E incluso así, el discurso dominante insiste en hacernos creer que si tan solo dejáramos de gastar en cafés de 80 pesos (o en termos Stanley), podríamos comprar un departamento. Quisiera hacer el mismo ejercicio que en el párrafo anterior: si una persona ahorrara 80 pesos diarios, al año tendría aproximadamente 29,200 pesos. A ese ritmo, le tomaría más de 65 años juntar lo suficiente para comprar una vivienda de 1.9 millones. Es decir, ni renunciando al café diario desde los 18 años hasta la muerte nos alcanza. Me parece que queda suficientemente evidenciado entonces: no es un problema de malos hábitos, sino de un sistema económico que ha convertido un derecho constitucional —el derecho a una vivienda digna y adecuada— en un bien inaccesible para la mayoría.

No es que gastemos mal, es que hay un sistema que nos condena a sobrevivir con ingresos que no permiten siquiera imaginar una vida con estabilidad. El discurso de los "gastos hormiga" funciona como una estrategia de culpabilización individual que desplaza la discusión estructural: salarios de miseria, políticas de vivienda entregadas al mercado, especulación inmobiliaria y modelos urbanos que expulsan a las mayorías hacia las periferias. De nuevo: no es que no sepamos ahorrar, es que no hay ingreso suficiente para vivir, mucho menos para ahorrar.

Y bueno, ante la imposibilidad de acceder a vivienda en las zonas céntricas, la solución que se nos ofrece (como si fuera neutral o algo racional) es simple: “váyanse a la periferia”. Pero esa propuesta reproduce un modelo de segregación urbana profundamente clasista, en el que los sectores con menos recursos son expulsados a los márgenes geográficos, simbólicos y materiales de la ciudad. No es casual: en casi todas las ciudades del mundo, la pobreza se empuja hacia las periferias mientras el poder económico, político y cultural se concentra en los centros.
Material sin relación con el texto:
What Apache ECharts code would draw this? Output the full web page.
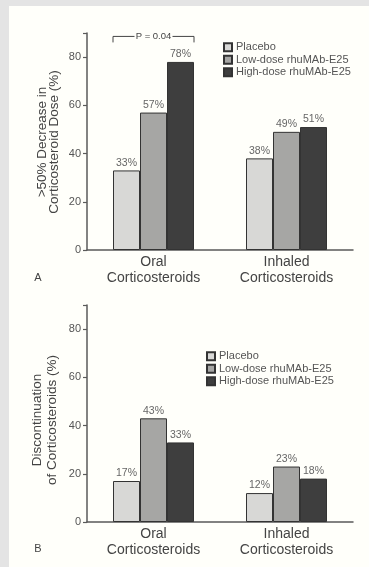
<!DOCTYPE html>
<html><head><meta charset="utf-8">
<script src="https://cdn.jsdelivr.net/npm/echarts@6/dist/echarts.min.js"></script>
<style>html,body{margin:0;padding:0;background:#e4e4e4;}#wrap{position:absolute;left:9px;top:6px;width:360px;height:561px;background:#fffffa;}#c{position:absolute;left:0;top:0;width:369px;height:567px;}</style>
</head><body><div id="wrap"></div><div id="c"></div>
<script>
const categories = ['Oral\nCorticosteroids', 'Inhaled\nCorticosteroids'];
const seriesNames = ['Placebo', 'Low-dose rhuMAb-E25', 'High-dose rhuMAb-E25'];
const placeboA = [33, 38];
const lowA = [57, 49];
const highA = [78, 51];
const placeboB = [17, 12];
const lowB = [43, 23];
const highB = [33, 18];
const yTicks = [0, 20, 40, 60, 80];
const colors = ['#d8d8d6', '#a6a6a4', '#3e3e3e'];

const chart = echarts.init(document.getElementById('c'), null, {renderer: 'canvas'});
const axisCol = '#5a5a5a';
const FF = 'Liberation Sans, Arial';
function xAxis(gi) {
  return {type: 'category', gridIndex: gi, data: categories,
    axisLine: {lineStyle: {color: axisCol, width: 1.5}}, axisTick: {show: false},
    axisLabel: {color: '#444', fontSize: 14, lineHeight: 16, margin: 4, fontFamily: FF}};
}
function yAxis(gi) {
  return {type: 'value', gridIndex: gi, min: 0, max: 90, interval: 20,
    splitLine: {show: false},
    axisLine: {show: true, lineStyle: {color: axisCol, width: 1.5}},
    axisTick: {show: true, length: 4, lineStyle: {color: axisCol, width: 1.2}},
    axisLabel: {color: '#555', fontSize: 11, margin: 6, fontFamily: FF,
      formatter: v => yTicks.indexOf(v) >= 0 ? String(v) : ''}};
}
function bar(name, data, gi, ci) {
  return {name, type: 'bar', xAxisIndex: gi, yAxisIndex: gi, data, barWidth: 27, barGap: '0%',
    itemStyle: {color: colors[ci], borderColor: '#333', borderWidth: 1},
    label: {show: true, position: 'top', distance: 2, color: '#666', fontSize: 10.5, fontFamily: FF, formatter: p => p.value + '%'}};
}
const legendBase = {orient: 'vertical', itemWidth: 8, itemHeight: 8, itemGap: 0, icon: 'rect',
  textStyle: {color: '#555', fontSize: 11, lineHeight: 12.5, fontFamily: FF, padding: [0,0,0,-1]},
  data: seriesNames, selectedMode: false};
chart.setOption({
  animation: false,
  grid: [
    {left: 87, right: 16, top: 33, bottom: 317},
    {left: 87, right: 16, top: 305, bottom: 45}
  ],
  xAxis: [xAxis(0), xAxis(1)],
  yAxis: [yAxis(0), yAxis(1)],
  legend: [
    Object.assign({}, legendBase, {left: 218, top: 36}),
    Object.assign({}, legendBase, {left: 201, top: 345})
  ],
  series: [
    bar(seriesNames[0], placeboA, 0, 0), bar(seriesNames[1], lowA, 0, 1), bar(seriesNames[2], highA, 0, 2),
    bar(seriesNames[0], placeboB, 1, 0), bar(seriesNames[1], lowB, 1, 1), bar(seriesNames[2], highB, 1, 2)
  ]
});
// annotations
const p0 = chart.convertToPixel({gridIndex: 0}, [0, 0]);
const bw = 27;
const bx0 = p0[0] - 1.5 * bw, bx1 = p0[0] + 1.5 * bw;
const by = chart.convertToPixel({gridIndex: 0}, [0, 89])[1] + 1;
const txt = (t, x, y, size, rot) => ({type: 'text', x, y, rotation: rot || 0,
  style: {text: t, fill: '#444', fontSize: size, fontFamily: FF, textAlign: 'center', textVerticalAlign: 'middle'}});
chart.setOption({graphic: [
  {type: 'polyline', shape: {points: [[bx0, by + 6], [bx0, by], [p0[0] - 19, by]]}, style: {stroke: '#444', lineWidth: 1, fill: null}},
  {type: 'polyline', shape: {points: [[p0[0] + 19, by], [bx1, by], [bx1, by + 6]]}, style: {stroke: '#444', lineWidth: 1, fill: null}},
  txt('P = 0.04', p0[0], by, 9.5),
  txt('>50% Decrease in', 42, 142, 13.5, Math.PI / 2),
  txt('Corticosteroid Dose (%)', 54, 142, 13.5, Math.PI / 2),
  txt('Discontinuation', 37, 420, 13.5, Math.PI / 2),
  txt('of Corticosteroids (%)', 52, 420, 13.5, Math.PI / 2),
  txt('A', 38, 278, 11),
  txt('B', 38, 549, 11)
]});
</script></body></html>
La ciudad se convierte así en un espacio de exclusión y jerarquía: quien no puede pagar, debe desplazarse (literal y socialmente) a las orillas de la vida urbana, donde los servicios son precarios, el transporte es insuficiente y los tiempos de traslado devoran la jornada (no, no todos tenemos las mismas 24 horas, Santi).

Es muy triste y desilusionador, pero no, no vamos a poder comprarnos una casa dejando de comprar café, ni termos Stanley, ni el pan hipsterizado del sábado. Cómete tu pan, cómprate tu café y tu termo si puedes: eso no va a mover la aguja en un sistema diseñado para que, incluso trabajando toda la vida, nos alcance. Esta narrativa del “échale ganas” y del sacrificio individual como vía al patrimonio propio no solo es falsa, sino profundamente violenta. Se alimenta de una ficción meritocrática que ignora la desigualdad estructural, romantiza la precariedad y responsabiliza al individuo por los fracasos de un modelo que privatizó el derecho a la vivienda. No se trata de tomar mejores decisiones de consumo; se trata de cuestionar un orden económico que hace imposible vivir con dignidad, incluso si hacemos todo “bien”. Lo que necesitamos no son consejos financieros, sino una transformación radical del modo en que se produce, distribuye y habita la ciudad.